Affiliations: *National Institute of Health, Department of Medical Sciences, Nonthaburi 11000, Thailand. Tel. 662 951 0000 ext. 99415. Fax 662 985 9867
** Thammasart University, Pratumthani, Thailand
***Washington University School of Medicine, St. Louis, MO, USA
Source: Poster presentation in The 9th Western Pacific Congress on Chemotherapy and Infectious Diseases (9th WPCCID) “Regional Infectious Disease Problems of Global Concern” December 1-5, 2004. Queen Sirikit Convention Center, Bangkok, Thailand. Program & Abstracts page 185
Introduction: Limited data is available concerning the prevalence and resistant patterns of gram-negative bacilli (GNB) causing bloodstream infections (BSIs) in Thailand.
Objective: To report the National Susceptibility Data of 7 most common GNB causing BSIs submitted to the National Antimicrobial Resistant Surveillance Center, Thailand (NARST) from 2000-2003.

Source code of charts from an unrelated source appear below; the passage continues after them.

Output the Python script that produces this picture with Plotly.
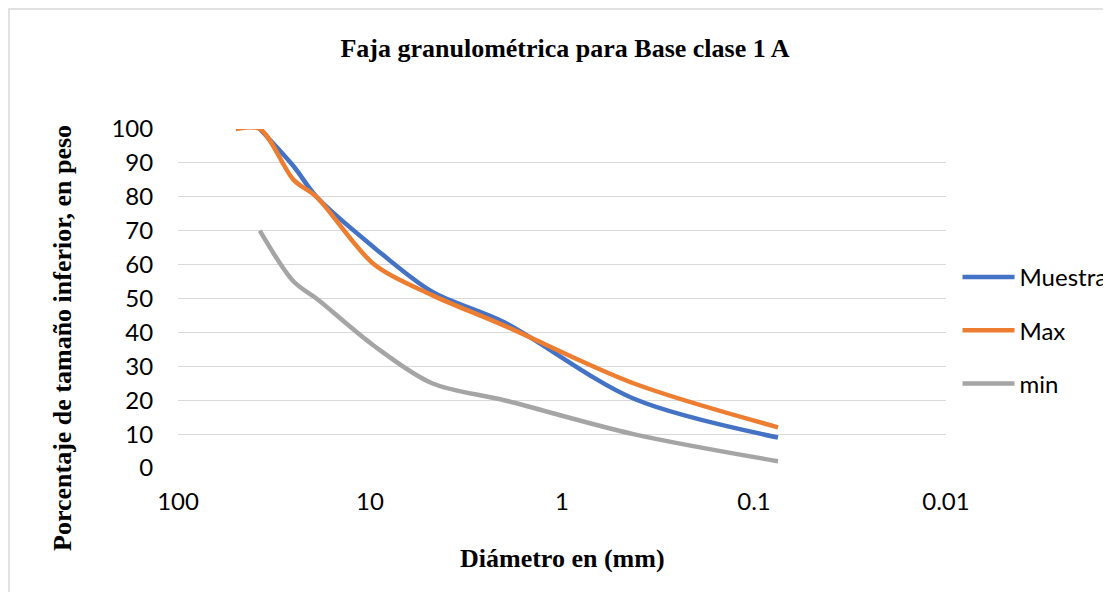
import plotly.graph_objects as go

# Faja granulométrica - tamices en mm y % que pasa
tamiz_max = [50, 37.5, 25, 19, 9.5, 4.75, 2, 0.425, 0.075]
pasa_max = [100, 100, 85, 80, 60, 51, 42, 25, 12]

tamiz = [37.5, 25, 19, 9.5, 4.75, 2, 0.425, 0.075]
pasa_muestra = [100, 89, 80, 65, 52, 43, 20.5, 9]
pasa_min = [70, 55, 50, 36, 25, 20, 10, 2]

ticks_x = [100, 10, 1, 0.1, 0.01]
ticks_x_txt = ['100', '10', '1', '0.1', '0.01']

fuente = 'Lato'
serif = 'Liberation Serif'

# la página html tiene 8px de margen en el body -> se descuenta
W, H = 1103, 584

fig = go.Figure()
fig.add_trace(go.Scatter(x=tamiz, y=pasa_muestra, name='Muestra', mode='lines',
                         line=dict(color='#4472C4', width=4.5, shape='spline', smoothing=0.9),
                         legendgroup='a'))
fig.add_trace(go.Scatter(x=tamiz_max, y=pasa_max, name='Max', mode='lines',
                         line=dict(color='#ED7D31', width=4.5, shape='spline', smoothing=0.9),
                         legendgroup='b'))
fig.add_trace(go.Scatter(x=tamiz, y=pasa_min, name='min', mode='lines',
                         line=dict(color='#A5A5A5', width=4.5, shape='spline', smoothing=0.9),
                         legendgroup='c'))

fig.update_layout(
    width=W, height=H,
    margin=dict(l=170, r=165, t=121, b=124, autoexpand=False),
    plot_bgcolor='white', paper_bgcolor='white',
    title=dict(text='<b>Faja granulométrica para Base clase 1 A</b>',
               font=dict(family=serif, size=26, color='black'),
               x=(565 - 8) / W, xanchor='center', y=1 - (48 - 8) / H, yanchor='middle', yref='container'),
    xaxis=dict(type='log', range=[2, -2], tickvals=ticks_x, ticktext=ticks_x_txt,
               showgrid=False, zeroline=False, showline=False,
               ticks='outside', ticklen=12, tickcolor='rgba(0,0,0,0)',
               tickfont=dict(family=fuente, size=24, color='black')),
    yaxis=dict(range=[0, 100], dtick=10, showgrid=True, gridcolor='#d9d9d9', gridwidth=1.3,
               zeroline=False, showline=False,
               ticks='outside', ticklen=19, tickcolor='rgba(0,0,0,0)',
               tickfont=dict(family=fuente, size=24, color='black')),
    legend=dict(x=1.015, xanchor='left', y=(468 - 255) / 339, yanchor='top', tracegroupgap=19,
                itemwidth=52,
                font=dict(family=fuente, size=24, color='black'), bgcolor='rgba(0,0,0,0)'),
    showlegend=True,
)

# títulos de ejes
fig.add_annotation(text='<b>Diámetro en (mm)</b>', xref='paper', yref='paper',
                   x=(562 - 178) / 768, y=(468 - 558) / 339, showarrow=False,
                   xanchor='center', yanchor='middle',
                   font=dict(family=serif, size=26, color='black'))
fig.add_annotation(text='<b>Porcentaje de tamaño inferior, en peso</b>', xref='paper', yref='paper',
                   x=(62 - 178) / 768, y=(468 - 338) / 339, showarrow=False, textangle=-90,
                   xanchor='center', yanchor='middle',
                   font=dict(family=serif, size=26, color='black'))

# borde del gráfico
fig.add_shape(type='rect', xref='paper', yref='paper',
              x0=(9 - 178) / 768, x1=1.5, y0=-0.6, y1=(468 - 9) / 339,
              line=dict(color='#d9d9d9', width=1.5), fillcolor='rgba(0,0,0,0)', layer='below')

fig.write_html('out.html')
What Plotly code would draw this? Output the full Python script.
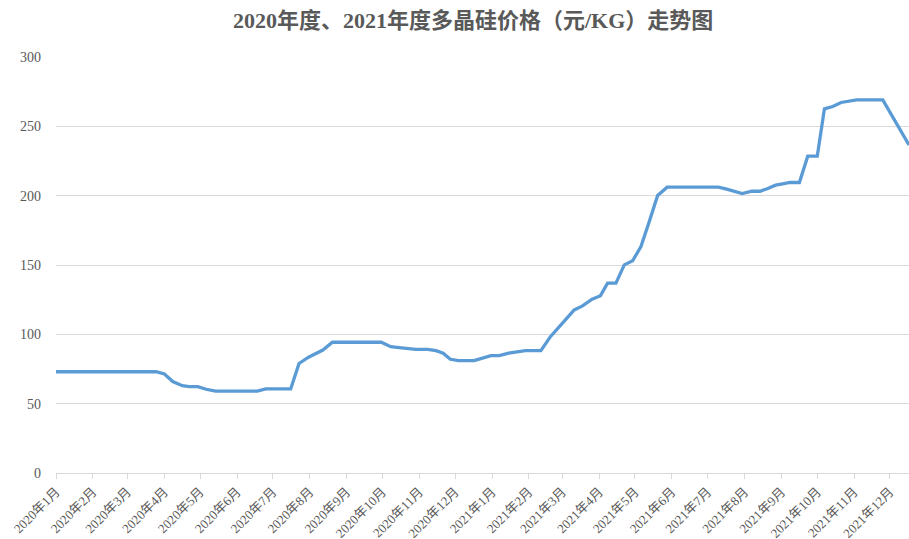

Methods: Data ofantimicrobial susceptibility patterns of 7 most common GNB causing BSI collected from 33 hospitals 2000 to 2003 were reviewed. At each hospital laboratory, bacterial cultivation and identification were performed using of standard conventional methods. Antimicrobial disk susceptibility test and interpretation were according to the National Committee for Clinical Laboratory Standards (NCCLS). Patient data and inhibition zone in mm. were input in WHONET software and sent to the National Institute of Health, Thailand for analysis.
Results: Of 25,459 BSI isolates, the prevalence of 7 most common GNB were Escherichia coli 43.8%, Klebsiella pneumonaie 20%, Pseudomonas aeruginosa 19.6%, Salmonella non-typhi 8.7%, Acinetobactor baumannii 7.1%, Burkholderia pseudomallei 7% and Enterobacter cloacae 3.4%. Resistance of the Enterobacteriaceae species to most of the commonly prescribed first line antimicrobials in Thailand, such as, ampicillin (98% in K. pneumoniae, 72% in E. coli), gentamicin (21% in K. pneumoniae, 15%E. coli), and co-trimoxazole (59% in E. coli, 32% in K. pneumoniae) was high. Resistant to certain broad-spectrum antimicrobials, such as, ESBL producing K. pneumoniae (33%), ESBL producing E. coli (15%), ceftazidime resistant A. baumanii (44%), ciprofloxacin resistant E. coli (21%), and imipenem resistant A. baumanii (16%) was high. There is a trend of increased resistance of these selected microorganisms over time. Differences in geographic regions were associated with certain forms of resistance.
Conclusions: Antimicrobial resistance among gram-negative bacilli causing bloodstream infections is prevalence in Thailand. Attempt should be made to control for antimicrobial utilization and to develop a better surveillance system for the country.